Congratulations to Jiaxin Yang for passing his Qualifying Exam! His thesis proposal is titled “Green U-Shaped Learning for Medical Image Analysis: Methodologies and Applications.” His Qualifying Exam Committee members include Jay Kuo (Chair), Justin Haldar, Peter Beerel, Vasileios Magoulianitis, and Michael Khoo (Outside Member).
Artificial intelligence (AI) has rapidly transformed medical imaging by enabling more accurate, efficient, and personalized diagnosis and treatment. In particular, AI-driven medical image segmentation plays a critical role in clinical decision-making for diseases such as prostate cancer and renal cell carcinoma.

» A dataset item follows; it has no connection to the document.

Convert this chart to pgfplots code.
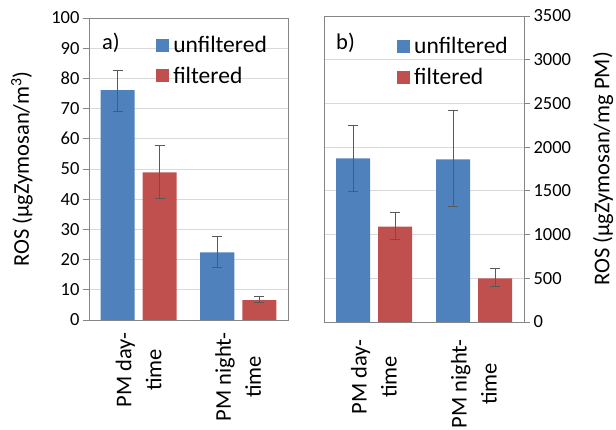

However, most existing deep learning–based segmentation models rely heavily on backpropagation and large-scale computation, making them energy-intensive, difficult to interpret, and challenging to deploy in resource-constrained clinical settings.
To address these limitations, this work introduces Green U-shaped Learning (GUSL), a novel feed forward machine learning framework for 3D medical image segmentation without backpropagation. GUSL is designed to be efficient, interpretable, and environmentally sustainable, while maintaining competitive segmentation performance.
The proposed framework adopts cascaded multi-stage segmentation strategies tailored to different anatomical tasks. For prostate segmentation, a two-stage coarse-to-fine approach first localizes the prostate gland and then refines its boundaries, effectively mitigating severe class imbalance and anatomical variability, as shown in Figure 1. For kidney and kidney tumor segmentation, a progressive multi-stage cascade dynamically resizes and crops task-specific regions of interest, enabling the model to focus on anatomically relevant structures and improve segmentation accuracy, as shown in Figure 2.
Extensive experiments across multiple prostate and kidney datasets demonstrate that GUSL achieves state-of-the-art performance in prostate and kidney organ segmentation, and competitive results in kidney tumor and mass segmentation. Beyond accuracy, GUSL consistently shows substantial reductions in model size, computational cost (FLOPs), energy consumption, and carbon footprint, highlighting its advantages over conventional deep learning approaches.
These results position GUSL as a generic, interpretable, and environmentally sustainable segmentation framework, with strong potential for large-scale medical imaging applications and real-world clinical deployment, particularly in settings with limited computational resources.